» DATA PROVIDED:
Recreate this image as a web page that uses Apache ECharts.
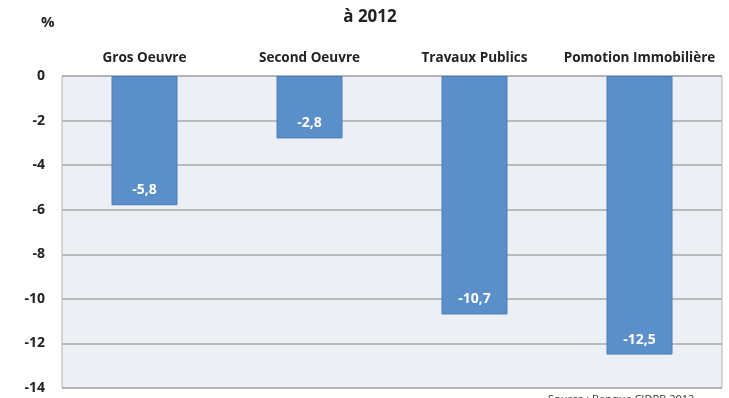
<!DOCTYPE html>
<html><head><meta charset="utf-8">
<script src="https://cdn.jsdelivr.net/npm/echarts@6/dist/echarts.min.js"></script>
<style>html,body{margin:0;padding:0;background:#fff;}#c{width:729px;height:398px;}</style>
</head><body><div id="c"></div>
<script>
const categories = ['Gros Oeuvre', 'Second Oeuvre', 'Travaux Publics', 'Pomotion Immobilière'];
const values = [-5.8, -2.8, -10.7, -12.5];
const yMin = -14, yMax = 0, yStep = 2;
const FONT = 'Open Sans';
const chart = echarts.init(document.getElementById('c'));
chart.setOption({
  backgroundColor: '#ffffff',
  animation: false,
  title: [
    {text: 'à 2012', left: 365, top: 4, textAlign: 'center',
     textStyle: {fontFamily: FONT, fontSize: 17, fontWeight: 'bold', color: '#222'}},
    {text: '%', left: 36, top: 10,
     textStyle: {fontFamily: FONT, fontSize: 15, fontWeight: 'bold', color: '#222'}},
    {text: 'Source : Banque CIDRB 2012', left: 543, top: 389,
     textStyle: {fontFamily: FONT, fontSize: 11, fontWeight: 'normal', color: '#333'}}
  ],
  grid: {left: 62, right: 7, top: 76, bottom: 10, show: true, backgroundColor: '#eceff4', borderColor: '#b4b4b4', borderWidth: 1},
  xAxis: {
    type: 'category', data: categories, position: 'top',
    axisLine: {show: false}, axisTick: {show: false},
    axisLabel: {fontFamily: FONT, fontSize: 13.5, fontWeight: 'bold', color: '#222', margin: 11, interval: 0}
  },
  yAxis: {
    type: 'value', min: yMin, max: yMax, interval: yStep,
    axisLine: {show: false}, axisTick: {show: false},
    axisLabel: {fontFamily: FONT, fontSize: 14, fontWeight: 'bold', color: '#222', margin: 17},
    splitLine: {lineStyle: {color: '#a8a8a8', width: 1.5}}
  },
  series: [{
    type: 'bar', data: values, barWidth: '40%',
    itemStyle: {color: '#5b8fca', borderColor: '#4a7db8', borderWidth: 1},
    label: {show: true, position: 'insideBottom', distance: 8,
      formatter: p => String(p.value).replace('.', ','),
      fontFamily: FONT, fontSize: 14, fontWeight: 'bold', color: '#fff'}
  }]
});
</script></body></html>
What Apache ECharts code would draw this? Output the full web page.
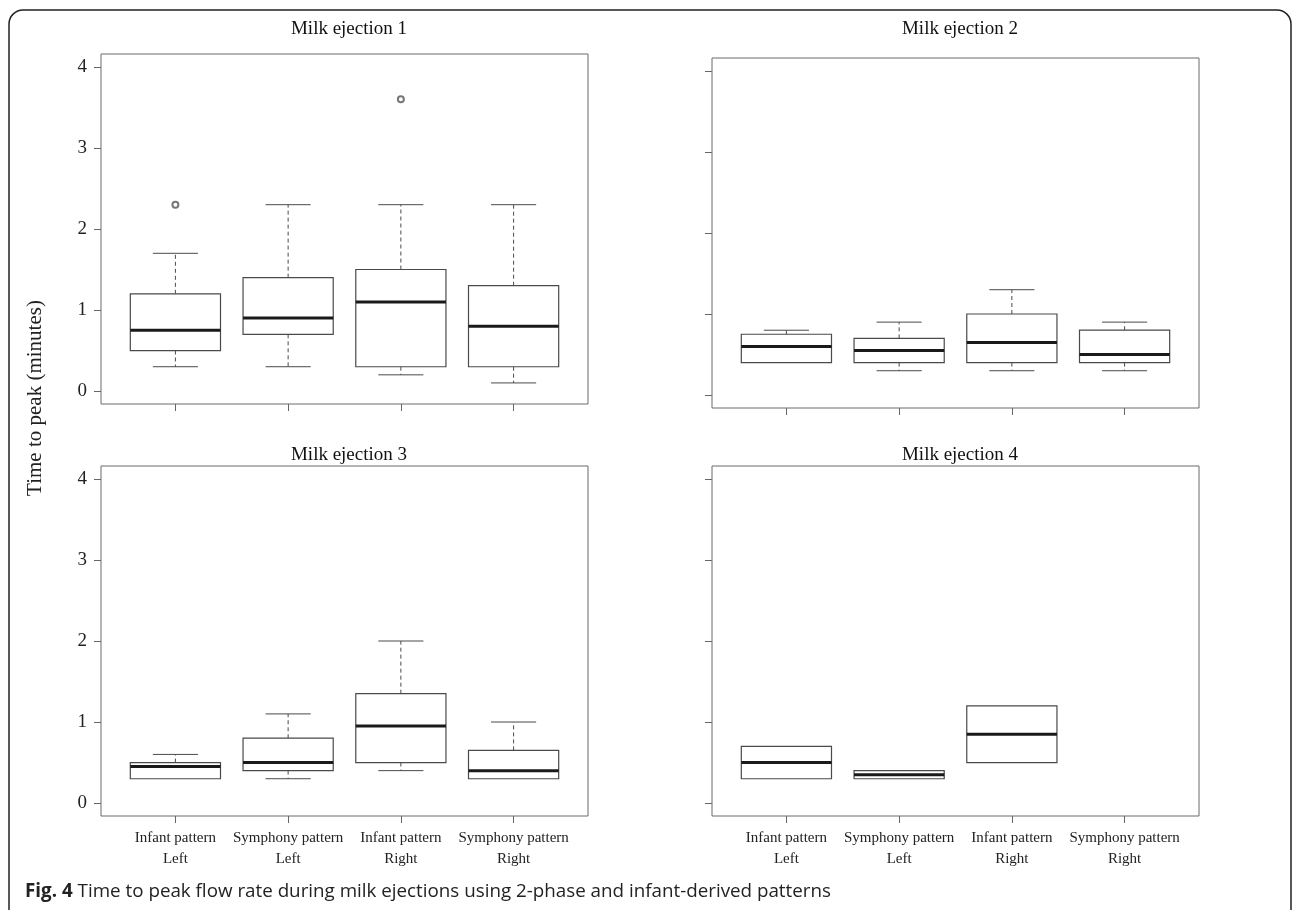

» STATED EXERCISE:
Omit every picture, then reproduce the rest of the listing exactly.

» COMPLETE OUTPUT:
Recreate this image as a web page that uses Apache ECharts.
<!DOCTYPE html>
<html><head><meta charset="utf-8">
<script src="https://cdn.jsdelivr.net/npm/echarts@6/dist/echarts.min.js"></script>
<style>html,body{margin:0;padding:0;background:#fff;}#c{width:729px;height:398px;}</style>
</head><body><div id="c"></div>
<script>
const categories = ['Gros Oeuvre', 'Second Oeuvre', 'Travaux Publics', 'Pomotion Immobilière'];
const values = [-5.8, -2.8, -10.7, -12.5];
const yMin = -14, yMax = 0, yStep = 2;
const FONT = 'Open Sans';
const chart = echarts.init(document.getElementById('c'));
chart.setOption({
  backgroundColor: '#ffffff',
  animation: false,
  title: [
    {text: 'à 2012', left: 365, top: 4, textAlign: 'center',
     textStyle: {fontFamily: FONT, fontSize: 17, fontWeight: 'bold', color: '#222'}},
    {text: '%', left: 36, top: 10,
     textStyle: {fontFamily: FONT, fontSize: 15, fontWeight: 'bold', color: '#222'}},
    {text: 'Source : Banque CIDRB 2012', left: 543, top: 389,
     textStyle: {fontFamily: FONT, fontSize: 11, fontWeight: 'normal', color: '#333'}}
  ],
  grid: {left: 62, right: 7, top: 76, bottom: 10, show: true, backgroundColor: '#eceff4', borderColor: '#b4b4b4', borderWidth: 1},
  xAxis: {
    type: 'category', data: categories, position: 'top',
    axisLine: {show: false}, axisTick: {show: false},
    axisLabel: {fontFamily: FONT, fontSize: 13.5, fontWeight: 'bold', color: '#222', margin: 11, interval: 0}
  },
  yAxis: {
    type: 'value', min: yMin, max: yMax, interval: yStep,
    axisLine: {show: false}, axisTick: {show: false},
    axisLabel: {fontFamily: FONT, fontSize: 14, fontWeight: 'bold', color: '#222', margin: 17},
    splitLine: {lineStyle: {color: '#a8a8a8', width: 1.5}}
  },
  series: [{
    type: 'bar', data: values, barWidth: '40%',
    itemStyle: {color: '#5b8fca', borderColor: '#4a7db8', borderWidth: 1},
    label: {show: true, position: 'insideBottom', distance: 8,
      formatter: p => String(p.value).replace('.', ','),
      fontFamily: FONT, fontSize: 14, fontWeight: 'bold', color: '#fff'}
  }]
});
</script></body></html>
What Apache ECharts code would draw this? Output the full web page.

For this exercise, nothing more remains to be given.